En pratique, l’employeur versera l’indemnité inflation à ses salariés en décembre 2021 dans la plupart des cas, et au plus tard en janvier 2022 (Dossier de presse du 3-11-2021). Elle sera inscrite sur une ligne dédiée du bulletin de paie sous le libellé « Indemnité inflation – aide exceptionnelle de l’État ».
Sur le versement de l’indemnité aux travailleurs indépendants, voir ci-dessus.
Les employeurs bénéficieront d’un remboursement intégral du montant de l’indemnité inflation versée, par imputation de son montant sur les cotisations sociales dues à l’organisme de recouvrement dont ils relèvent (Urssaf ou MSA) dès l’échéance de paiement la plus proche (Loi art. 13, al. 2 ; Fiche DSN n° 2534).
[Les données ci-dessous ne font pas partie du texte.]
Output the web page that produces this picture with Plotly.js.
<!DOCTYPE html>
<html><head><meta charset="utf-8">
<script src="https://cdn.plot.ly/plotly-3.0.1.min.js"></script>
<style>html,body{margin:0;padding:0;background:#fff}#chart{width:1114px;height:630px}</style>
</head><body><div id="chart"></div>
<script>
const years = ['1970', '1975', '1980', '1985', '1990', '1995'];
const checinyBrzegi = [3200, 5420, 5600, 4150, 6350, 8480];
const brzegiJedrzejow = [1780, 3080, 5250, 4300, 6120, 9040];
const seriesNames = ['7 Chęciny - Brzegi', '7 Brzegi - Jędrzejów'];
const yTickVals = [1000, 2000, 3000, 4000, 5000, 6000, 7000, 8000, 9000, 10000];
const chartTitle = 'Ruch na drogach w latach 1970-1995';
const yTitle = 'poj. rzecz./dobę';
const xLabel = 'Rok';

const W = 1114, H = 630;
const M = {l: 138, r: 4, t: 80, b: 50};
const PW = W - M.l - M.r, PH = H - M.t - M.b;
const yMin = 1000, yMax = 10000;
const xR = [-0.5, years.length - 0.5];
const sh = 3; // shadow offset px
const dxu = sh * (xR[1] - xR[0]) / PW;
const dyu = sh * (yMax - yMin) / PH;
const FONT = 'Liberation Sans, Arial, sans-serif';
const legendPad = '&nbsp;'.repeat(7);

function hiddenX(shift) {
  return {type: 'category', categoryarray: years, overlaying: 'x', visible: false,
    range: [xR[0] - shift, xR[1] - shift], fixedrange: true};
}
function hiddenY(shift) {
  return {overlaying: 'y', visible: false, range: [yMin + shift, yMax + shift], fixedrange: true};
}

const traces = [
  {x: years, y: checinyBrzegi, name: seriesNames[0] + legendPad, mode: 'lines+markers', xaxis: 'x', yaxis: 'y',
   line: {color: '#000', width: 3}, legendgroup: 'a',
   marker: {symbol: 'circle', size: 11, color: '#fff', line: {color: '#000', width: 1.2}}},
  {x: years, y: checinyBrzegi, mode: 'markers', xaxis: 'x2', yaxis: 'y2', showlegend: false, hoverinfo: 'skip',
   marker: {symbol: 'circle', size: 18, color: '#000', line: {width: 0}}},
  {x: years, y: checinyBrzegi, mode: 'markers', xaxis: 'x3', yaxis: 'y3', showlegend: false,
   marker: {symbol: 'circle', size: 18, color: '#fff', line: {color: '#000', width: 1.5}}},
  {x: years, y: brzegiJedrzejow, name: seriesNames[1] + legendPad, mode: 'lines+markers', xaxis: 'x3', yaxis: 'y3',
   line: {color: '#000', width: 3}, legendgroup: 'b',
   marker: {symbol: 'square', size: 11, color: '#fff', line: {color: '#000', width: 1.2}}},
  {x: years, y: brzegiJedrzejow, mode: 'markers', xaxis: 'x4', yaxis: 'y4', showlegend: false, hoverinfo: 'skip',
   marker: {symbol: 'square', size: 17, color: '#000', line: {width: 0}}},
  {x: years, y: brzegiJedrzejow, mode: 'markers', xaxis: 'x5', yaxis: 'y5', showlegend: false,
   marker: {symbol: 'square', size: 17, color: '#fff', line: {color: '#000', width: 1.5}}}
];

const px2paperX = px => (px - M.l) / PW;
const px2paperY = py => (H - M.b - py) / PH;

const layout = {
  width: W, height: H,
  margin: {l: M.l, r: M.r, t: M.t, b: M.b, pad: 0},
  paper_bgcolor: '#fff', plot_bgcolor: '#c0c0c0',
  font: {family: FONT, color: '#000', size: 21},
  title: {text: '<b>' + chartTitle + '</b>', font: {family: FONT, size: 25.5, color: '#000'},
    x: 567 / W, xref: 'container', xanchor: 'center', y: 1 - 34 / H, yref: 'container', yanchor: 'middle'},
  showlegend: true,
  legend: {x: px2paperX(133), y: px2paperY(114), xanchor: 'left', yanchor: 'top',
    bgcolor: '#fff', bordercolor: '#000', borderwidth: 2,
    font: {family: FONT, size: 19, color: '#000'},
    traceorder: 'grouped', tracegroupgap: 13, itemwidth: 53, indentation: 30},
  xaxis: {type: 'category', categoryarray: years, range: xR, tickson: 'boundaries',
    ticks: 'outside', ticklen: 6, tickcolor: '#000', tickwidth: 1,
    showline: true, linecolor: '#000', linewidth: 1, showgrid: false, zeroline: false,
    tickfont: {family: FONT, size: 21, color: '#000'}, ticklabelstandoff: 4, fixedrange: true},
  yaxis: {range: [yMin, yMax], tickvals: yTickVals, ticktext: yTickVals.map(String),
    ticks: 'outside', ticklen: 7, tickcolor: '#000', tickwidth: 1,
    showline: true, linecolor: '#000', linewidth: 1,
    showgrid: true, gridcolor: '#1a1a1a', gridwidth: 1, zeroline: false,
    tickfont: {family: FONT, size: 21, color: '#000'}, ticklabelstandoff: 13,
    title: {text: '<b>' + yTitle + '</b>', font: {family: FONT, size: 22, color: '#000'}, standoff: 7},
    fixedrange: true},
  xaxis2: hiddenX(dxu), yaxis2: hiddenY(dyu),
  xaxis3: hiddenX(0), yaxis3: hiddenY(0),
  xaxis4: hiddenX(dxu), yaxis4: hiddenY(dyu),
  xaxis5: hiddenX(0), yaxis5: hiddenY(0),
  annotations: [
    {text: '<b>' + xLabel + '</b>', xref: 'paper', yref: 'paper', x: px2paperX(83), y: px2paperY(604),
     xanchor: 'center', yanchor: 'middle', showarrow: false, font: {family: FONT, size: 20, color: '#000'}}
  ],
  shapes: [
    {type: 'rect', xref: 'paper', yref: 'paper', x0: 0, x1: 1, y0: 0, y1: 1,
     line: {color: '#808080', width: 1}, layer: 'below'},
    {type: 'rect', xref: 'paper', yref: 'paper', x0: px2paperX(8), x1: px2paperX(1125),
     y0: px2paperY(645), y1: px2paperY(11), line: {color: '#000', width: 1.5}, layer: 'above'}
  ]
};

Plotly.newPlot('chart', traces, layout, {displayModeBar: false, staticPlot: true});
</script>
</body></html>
En cas de montant d’indemnité excédant le montant des cotisations dues, l’Urssaf procédera à un remboursement. Le décret à paraître doit déterminer les modalités de versement à ces organismes des sommes dues au titre du remboursement intégral des aides versées ou de la perte de cotisations sociales liée à leur imputation (Loi art. 13, al. 5).
Quel régime social et fiscal ?
L’indemnité inflation est totalement exonérée de cotisations et de contributions sociales d’origine légale et conventionnelle et n’est pas soumise à l’impôt sur le revenu (Loi art. 13, al. 3).
Le bénéfice de l’aide exceptionnelle n’est pas pris en compte pour le calcul des revenus et ressources ouvrant droit aux allocations, prestations et avantages contributifs ou non contributifs, ni pour déterminer leur montant lorsque le droit est ouvert (Loi art. 13, al. 4). Il s’agit d’éviter que le versement de l’indemnité ne conduise à retirer aux personnes touchant les minima sociaux le bénéfice de ces revenus (Rapport AN n° 4659 p. 197).
Quel traitement en DSN ?
L’indemnité suit les règles de rattachement de la paie (période d’emploi) avec laquelle elle est versée. Elle pourra donc être déclarée en DSN au plus tard le 5 ou le 15 janvier 2022 pour un versement avec la paie de décembre 2021.
Les modalités déclaratives de l’indemnité inflation en DSN sont détaillées par le GIP-MDS sur le site net-entreprises.fr dans la fiche n° 2534.